Task requirements. Return precisely the span of lines from the top of the material below to the line containing "# frequency [Hz] and magnitude for each trace", both included. Pictures are excluded.
>> Begin Input
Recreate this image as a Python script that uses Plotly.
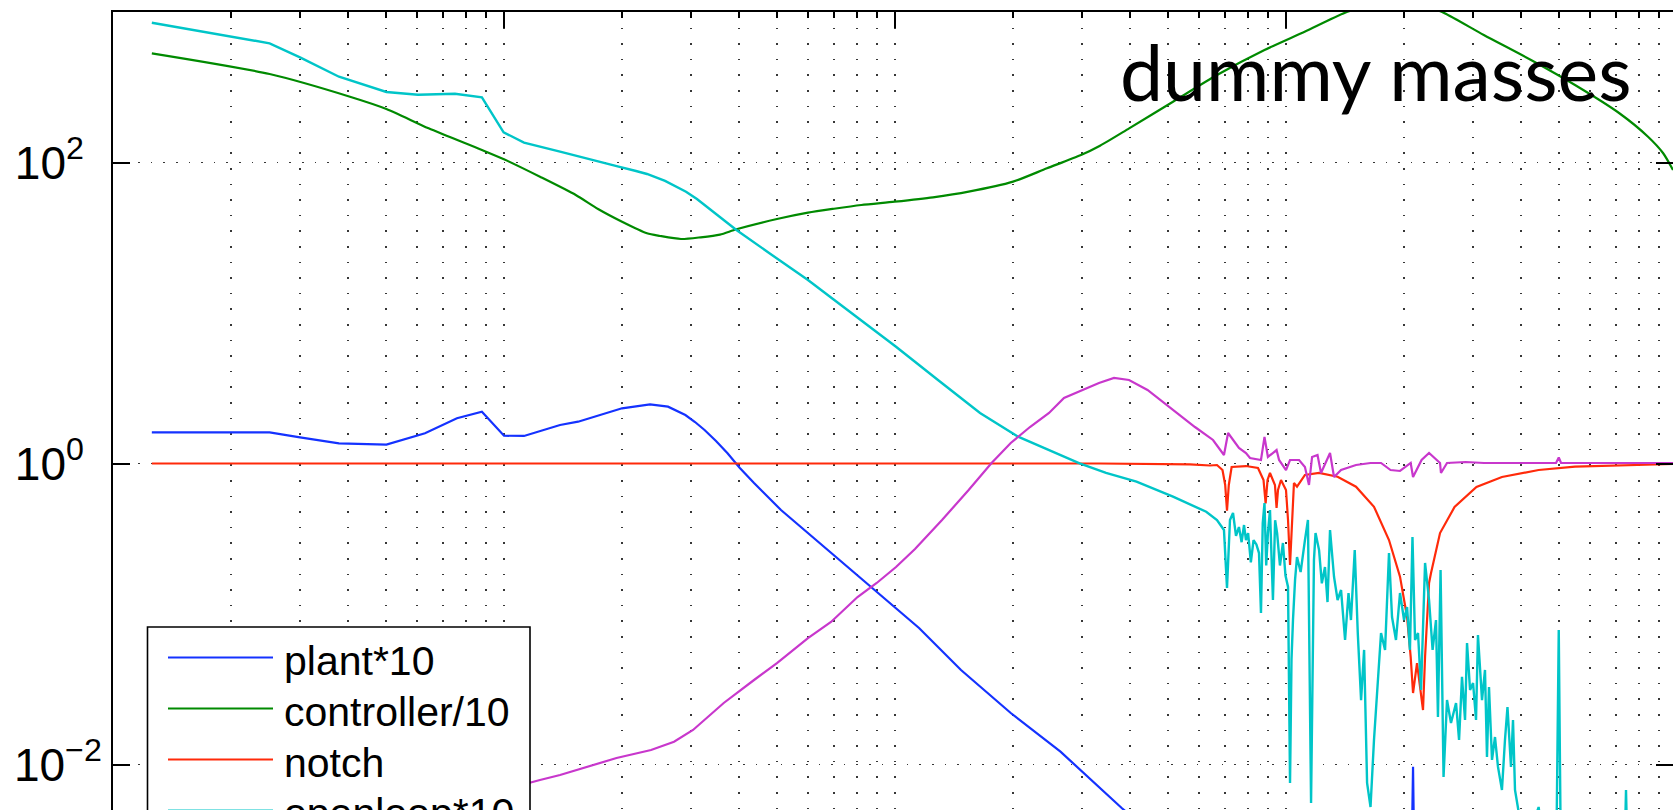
import plotly.graph_objects as go

# ---------------- measured transfer-function magnitudes ----------------
# frequency [Hz] and magnitude for each trace

plant_f = [0.1257, 0.2515, 0.3008, 0.3784, 0.5003, 0.628, 0.758, 0.878, 1.0, 1.125,
           1.391, 1.547, 2.004, 2.363, 2.627, 2.91, 3.08, 3.258, 3.485, 3.73, 4.01,
           4.36, 5.11, 5.99, 6.70, 8.78, 11.52, 14.75, 19.77, 26.5, 31.7, 38.0, 60.0,
           150.0, 207.0, 211.3, 215.0, 600.0, 1000.0]
plant_mag = [1.612, 1.61, 1.493, 1.362, 1.334, 1.588, 1.997, 2.21, 1.53, 1.524,
             1.803, 1.896, 2.327, 2.474, 2.385, 2.10, 1.887, 1.67, 1.411, 1.169, 0.933,
             0.742, 0.491, 0.345, 0.270, 0.1489, 0.0807, 0.04246, 0.02199, 0.01217,
             0.00789, 0.00514, 0.00188, 0.00025, 0.0003, 0.00967, 0.0003, 0.0001, 0.00004]

ctrl_f = [0.1257, 0.2515, 0.4037, 0.5003, 0.6415, 0.878, 1.0, 1.236, 1.526, 1.74, 2.004,
          2.321, 2.506, 2.836, 3.185, 3.567, 3.93, 4.99, 5.99, 6.98, 8.20, 9.98, 12.51,
          15.43, 20.04, 24.47, 29.9, 33.44, 39.7, 51.4, 66.6, 88.1, 111.6, 141.6, 164.0,
          188.9, 220.2, 252.9, 320.6, 423.3, 548.4, 710.8, 843.1, 920.9, 976.8]
ctrl_mag = [531.6, 387.3, 273.6, 226.8, 168.7, 121.1, 105.0, 80.4, 60.8, 49.1, 40.4,
            33.85, 32.5, 31.02, 31.84, 33.2, 35.98, 42.1, 46.4, 49.3, 52.2, 54.9, 58.7,
            64.0, 74.6, 91.5, 112.1, 129.3, 168.7, 253.5, 381.5, 559.2, 739.8, 989.0,
            1113.0, 1200.0, 1130.0, 989.0, 703.5, 479.8, 327.3, 213.3, 148.4, 115.6, 89.2]

notch_f = [0.1257, 33.44, 56.8, 63.9, 66.6, 68.8, 69.9, 70.65, 71.4, 72.6, 79.0, 84.8,
           87.6, 88.7, 89.7, 91.0, 93.7, 94.6, 95.4, 97.1, 100.0, 101.2, 102.4, 103.6,
           104.8, 106.7, 111.8, 121.5, 135.5, 151.0, 167.9, 183.4, 195.7, 204.0, 208.4,
           211.3, 216.3, 224.1, 226.8, 232.2, 234.9, 247.7, 269.8, 307.0, 356.7, 442.6,
           548.4, 976.8]
notch_mag = [1.0, 1.0, 0.988, 0.970, 0.977, 0.905, 0.72, 0.486, 0.72, 0.948, 0.962, 0.933,
             0.777, 0.544, 0.777, 0.865, 0.72, 0.506, 0.667, 0.777, 0.667, 0.4213, 0.2117,
             0.4213, 0.742, 0.701, 0.839, 0.865, 0.817, 0.701, 0.516, 0.310, 0.177, 0.0955,
             0.0518, 0.02986, 0.0472, 0.0230, 0.0518, 0.1607, 0.1872, 0.345, 0.514, 0.698,
             0.813, 0.905, 0.952, 0.992]

openloop_f = [0.1257, 0.2515, 0.3008, 0.3784, 0.5003, 0.6026, 0.7491, 0.878, 0.9977,
              1.125, 1.391, 1.66, 1.964, 2.176, 2.321, 2.582, 2.921, 3.115, 3.325, 3.614,
              3.93, 4.845, 5.99, 6.94, 8.38, 10.06, 12.88, 16.50, 20.64, 25.9, 29.66,
              34.65, 41.46, 51.4, 62.5, 66.6, 69.4, 70.65, 71.9, 73.2, 74.5, 75.8, 77.0,
              78.1, 79.0, 80.0, 81.3, 82.6, 84.0, 85.3, 86.3, 87.2, 88.1, 89.0, 89.9, 91.0,
              92.6, 93.8, 94.9, 96.5, 98.2, 99.7, 101.2, 102.4, 103.3, 104.2, 105.5,
              106.7, 109.0, 111.8, 113.8, 115.9, 117.9, 119.0, 121.5, 123.5, 125.8, 127.7,
              129.6, 132.7, 135.5, 138.3, 141.6, 144.5, 146.6, 149.9, 152.6, 155.6, 158.4,
              161.2, 164.5, 167.9, 171.9, 175.0, 179.2, 183.4, 186.7, 191.1, 195.7, 200.4,
              204.0, 207.5, 210.6, 213.8, 217.6, 221.5, 226.8, 232.2, 237.1, 241.9, 244.7,
              248.5, 252.9, 258.1, 264.2, 272.2, 277.1, 281.9, 287.0, 290.4, 295.6, 300.9,
              306.2, 309.7, 317.2, 322.8, 326.6, 330.5, 336.4, 342.4, 348.5, 356.7, 363.1,
              368.5, 376.2, 380.7, 385.2, 393.2, 408.6, 442.7, 459.6, 490.5, 498.4, 505.2,
              635.3, 731.9, 740.6, 749.3, 976.8]
openloop_mag = [849.0, 619.4, 500.0, 371.6, 294.1, 282.2, 286.5, 271.2, 158.8,
                135.4, 118.0, 105.5, 93.8, 87.8, 83.9, 75.4, 64.0, 57.2, 49.87, 42.1,
                35.6, 24.29, 16.57, 12.39, 8.58, 5.97, 3.588, 2.165, 1.507, 1.174, 1.003,
                0.865, 0.757, 0.602, 0.478, 0.4213, 0.3614, 0.1489, 0.4213, 0.469, 0.33,
                0.3785, 0.30, 0.390, 0.31, 0.345, 0.22, 0.310, 0.29, 0.254, 0.1016, 0.40,
                0.5465, 0.21, 0.345, 0.491, 0.1239, 0.42, 0.345, 0.21, 0.2963, 0.18, 0.1512,
                0.00754, 0.05, 0.0912, 0.17, 0.2392, 0.19, 0.310, 0.4213, 0.00555, 0.2285,
                0.345, 0.266, 0.16, 0.2053, 0.12, 0.3614, 0.1762, 0.1239, 0.1444, 0.0672,
                0.1379, 0.0912, 0.266, 0.0748, 0.0268, 0.0577, 0.00754, 0.00522, 0.01455,
                0.0348, 0.0748, 0.0577, 0.254, 0.0955, 0.0672, 0.1379, 0.0912, 0.1113,
                0.0577, 0.3247, 0.0672, 0.0748, 0.0313, 0.2183, 0.1239, 0.0577, 0.0912,
                0.0207, 0.196, 0.00826, 0.0268, 0.01887, 0.02563, 0.01455, 0.0382, 0.01976,
                0.0642, 0.0313, 0.0348, 0.01976, 0.0725, 0.0268, 0.04246, 0.01121, 0.0327,
                0.01072, 0.01523, 0.00963, 0.00677, 0.01455, 0.0241, 0.00963, 0.01976,
                0.00677, 0.00483, 0.0027, 0.00522, 0.00232, 0.00171, 0.0783, 0.00171,
                0.00126, 0.00171, 0.00677, 0.00171, 0.00126]

closed_f = [0.1257, 0.5003, 1.165, 1.236, 1.391, 1.940, 2.377, 2.722, 3.044, 3.647, 4.36,
            4.99, 5.99, 6.86, 8.02, 8.98, 10.06, 11.25, 13.19, 15.43, 17.66, 19.77, 22.14,
            24.77, 27.05, 30.26, 33.24, 36.32, 39.68, 44.24, 51.4, 58.5, 65.06, 69.4, 71.1,
            73.2, 75.8, 79.0, 80.9, 86.3, 88.1, 89.9, 94.6, 96.0, 100.0, 102.4, 108.0,
            111.8, 114.5, 116.6, 120.4, 122.9, 129.6, 132.7, 138.3, 151.0, 164.5, 175.0,
            185.1, 195.7, 208.4, 211.3, 222.2, 232.2, 247.7, 249.1, 258.1, 287.9, 320.9,
            396.8, 490.5, 498.4, 505.2, 976.8]
closed_mag = [0.0016, 0.0042, 0.00765, 0.00789, 0.00852, 0.01104, 0.01248, 0.01418,
              0.01696, 0.02563, 0.03643, 0.0472, 0.0692, 0.0885, 0.1297, 0.1607, 0.2053,
              0.2704, 0.4213, 0.6668, 1.008, 1.368, 1.748, 2.165, 2.724, 3.079, 3.427,
              3.70, 3.588, 3.079, 2.267, 1.748, 1.433, 1.139, 1.595, 1.433, 1.268, 1.174,
              1.088, 1.055, 1.50, 1.105, 1.229, 1.055, 0.905, 1.055, 1.055, 0.948, 0.72,
              1.105, 1.139, 0.865, 1.174, 0.813, 0.905, 0.977, 1.008, 1.008, 0.905, 0.892,
              1.008, 0.813, 1.055, 1.174, 1.008, 0.865, 1.008, 1.023, 1.008, 1.008, 1.008,
              1.096, 1.008, 1.008]

series_names = ["plant*10", "controller/10", "notch", "openloop*10", "closedloop"]
series_colors = ["#1432ff", "#008a00", "#ff2a0a", "#00c5c8", "#c837cc"]
series_widths = [2.2, 2.2, 2.2, 2.4, 2.2]
series_shapes = ["linear", "spline", "linear", "linear", "linear"]

# axis ticks (figure space pads the short exponents so the bases line up)
y_tickvals = [1e-2, 1.0, 1e2]
y_ticktext = ["10<sup>\u22122</sup>", "10<sup>0\u2007</sup>", "10<sup>2\u2007</sup>"]
x_decades = [0.1, 1.0, 10.0, 100.0, 1000.0]
x_minor = [m * d for d in [0.1, 1.0, 10.0, 100.0] for m in range(2, 10)]

title_text = "dummy masses"

# ---------------- figure geometry (pixels) ----------------
W, H = 1673, 810
L, T = 113, 12
PX_PER_DECADE_X = 391.0
PX_PER_DECADE_Y = 150.5
x_lo = -1.0
x_hi = x_lo + (W - L) / PX_PER_DECADE_X
y_hi = 3.0
y_lo = y_hi - (H - T) / PX_PER_DECADE_Y


def px(xpix):
    return (xpix - L) / (W - L)


def py(ypix):
    return (H - ypix) / (H - T)


fig = go.Figure()
series = [(plant_f, plant_mag), (ctrl_f, ctrl_mag), (notch_f, notch_mag),
          (openloop_f, openloop_mag), (closed_f, closed_mag)]
for (f, m), name, col, lw, shp in zip(series, series_names, series_colors,
                                      series_widths, series_shapes):
    line = dict(color=col, width=lw, shape=shp)
    if shp == "spline":
        line["smoothing"] = 0.7
    fig.add_trace(go.Scatter(x=f, y=m, mode="lines", name=name, line=line,
                             showlegend=False, hoverinfo="skip"))

grid_col = "rgba(20,20,20,0.85)"
label_font = dict(family="Liberation Sans, Arial, sans-serif", size=46, color="black")
fig.update_xaxes(
    type="log", range=[x_lo, x_hi], side="top",
    showline=True, linecolor="black", linewidth=1.8, mirror=False,
    ticks="inside", ticklen=16, tickwidth=1.6, tickcolor="black",
    tickvals=x_decades, showticklabels=False,
    showgrid=True, gridcolor=grid_col, gridwidth=1.6, griddash="1.6px,14px",
    minor=dict(tickvals=x_minor, ticks="inside", ticklen=6, tickwidth=1.5,
               tickcolor="black", showgrid=True, gridcolor=grid_col,
               gridwidth=1.6, griddash="1.6px,14px"),
    zeroline=False,
)
fig.update_yaxes(
    type="log", range=[y_lo, y_hi],
    showline=True, linecolor="black", linewidth=2, mirror="ticks",
    ticks="inside", ticklen=17, tickwidth=1.5, tickcolor="black",
    tickvals=y_tickvals, ticktext=y_ticktext, ticklabelstandoff=0,
    tickfont=label_font,
    showgrid=True, gridcolor=grid_col, gridwidth=1.4, griddash="1.6px,11px",
    zeroline=False,
)

# ---------------- legend box ----------------
shapes = []
annotations = []
box_l, box_r, box_t = 147.5, 530, 627
row0, row_step = 657.5, 51
shapes.append(dict(type="rect", xref="paper", yref="paper", layer="above",
                   x0=px(box_l), x1=px(box_r), y0=py(box_t + 5 * row_step + 30), y1=py(box_t),
                   fillcolor="white", line=dict(color="black", width=1.6)))
for i, (name, col) in enumerate(zip(series_names, series_colors)):
    yl = row0 + i * row_step
    shapes.append(dict(type="line", xref="paper", yref="paper", layer="above",
                       x0=px(168), x1=px(273), y0=py(yl), y1=py(yl),
                       line=dict(color=col, width=2.0)))
    annotations.append(dict(text=name, xref="paper", yref="paper",
                            x=px(282), y=py(yl + 3), xanchor="left", yanchor="middle",
                            showarrow=False,
                            font=dict(family="Liberation Sans, Arial, sans-serif",
                                      size=41, color="black")))

annotations.append(dict(text=title_text, xref="paper", yref="paper",
                        x=px(1118), y=py(71), xanchor="left", yanchor="middle",
                        showarrow=False,
                        font=dict(family="Lato, sans-serif", size=77, color="black")))

fig.update_layout(
    width=W, height=H,
    margin=dict(l=L, r=0, t=T, b=0, pad=0, autoexpand=False),
    paper_bgcolor="white", plot_bgcolor="white",
    shapes=shapes, annotations=annotations,
    showlegend=False,
)

fig.write_html("out.html")
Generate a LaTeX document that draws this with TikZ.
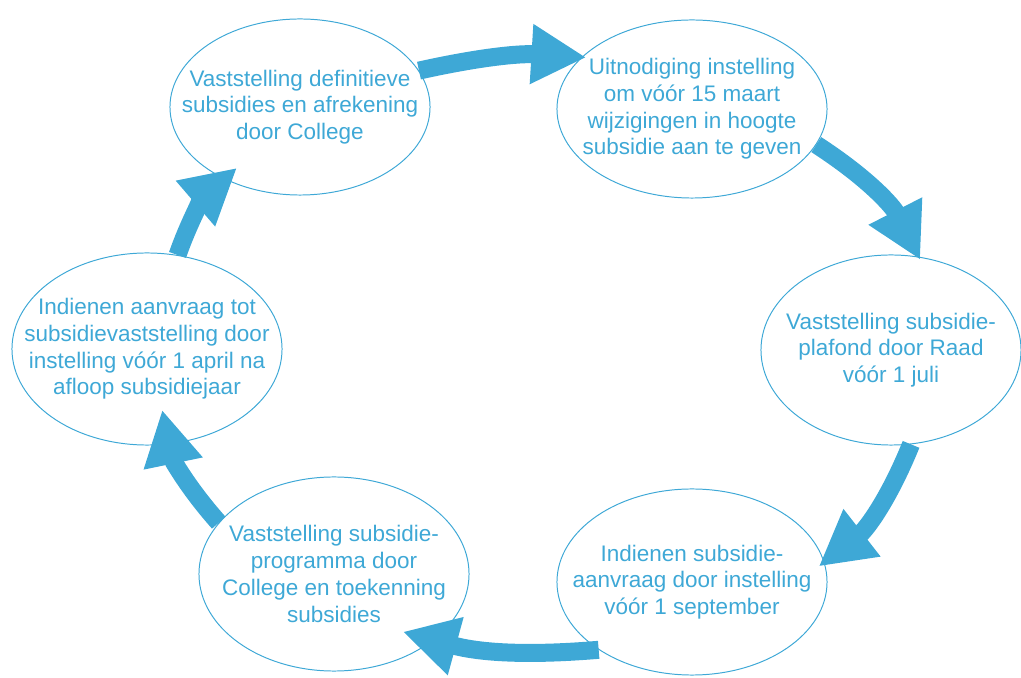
\documentclass[tikz,border=0pt]{standalone}
\usepackage{fontspec}
\setmainfont{Liberation Sans}
\usetikzlibrary{arrows.meta, positioning, shapes.geometric, calc}
\definecolor{cycleblue}{RGB}{62,168,214}

\begin{document}
\begin{tikzpicture}[
  x=0.025cm, y=0.025cm,
  phase/.style={ellipse, draw=cycleblue, line width=0.7pt, inner sep=0pt},
  phasetext/.style={text=cycleblue, align=center, inner sep=0pt, font=\fontsize{16}{19}\selectfont},
  flow/.style={cycleblue, line width=12.8pt, -{Triangle[length=39pt, width=40pt]}, bend left=12}
]
\useasboundingbox (0,0) rectangle (1021,678);

% --- Phases of the subsidy cycle ---
\node[phase, minimum width=6.5cm, minimum height=4.4cm] (e1) at (300,571) {};
\node[phasetext] (t1) at (e1) {Vaststelling definitieve\\subsidies en afrekening\\door College};

\node[phase, minimum width=6.75cm, minimum height=4.45cm] (e2) at (692,569) {};
\node[phasetext] (t2) at (e2) {Uitnodiging instelling\\om vóór 15 maart\\wijzigingen in hoogte\\subsidie aan te geven};

\node[phase, minimum width=6.5cm, minimum height=4.75cm] (e3) at (891,328) {};
\node[phasetext] (t3) at (e3) {Vaststelling subsidie-\\plafond door Raad\\vóór 1 juli};

\node[phase, minimum width=6.75cm, minimum height=4.65cm] (e4) at (692,96) {};
\node[phasetext] (t4) at (e4) {Indienen subsidie-\\aanvraag door instelling\\vóór 1 september};

\node[phase, minimum width=6.75cm, minimum height=4.85cm] (e5) at (334,104) {};
\node[phasetext] (t5) at (e5) {Vaststelling subsidie-\\programma door\\College en toekenning\\subsidies};

\node[phase, minimum width=6.75cm, minimum height=4.8cm] (e6) at (147,329) {};
\node[phasetext] (t6) at (e6) {Indienen aanvraag tot\\subsidievaststelling door\\instelling vóór 1 april na\\afloop subsidiejaar};

% --- Cycle arrows ---
\draw[flow, bend left=8] (e1.17) to ($(e2.center)!0.97!(e2.154)$);
\draw[flow, bend left=15] (e2.-16) to ($(e3.center)!0.97!(e3.72)$);
\draw[flow, bend left=15] (e3.-78) to ($(e4.center)!0.95!(e4.7)$);
\draw[flow, bend left=10] (e4.216) to ($(e5.center)!0.78!(e5.-40)$);
\draw[flow, bend left=15] (e5.156) to ($(e6.center)!0.64!(e6.-76)$);
\draw[flow, bend left=15] (e6.72) to ($(e1.center)!0.84!(e1.224)$);

\end{tikzpicture}
\end{document}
>> End Input
Task result.
Recreate this image as a Python script that uses Plotly.
import plotly.graph_objects as go

# ---------------- measured transfer-function magnitudes ----------------
# frequency [Hz] and magnitude for each trace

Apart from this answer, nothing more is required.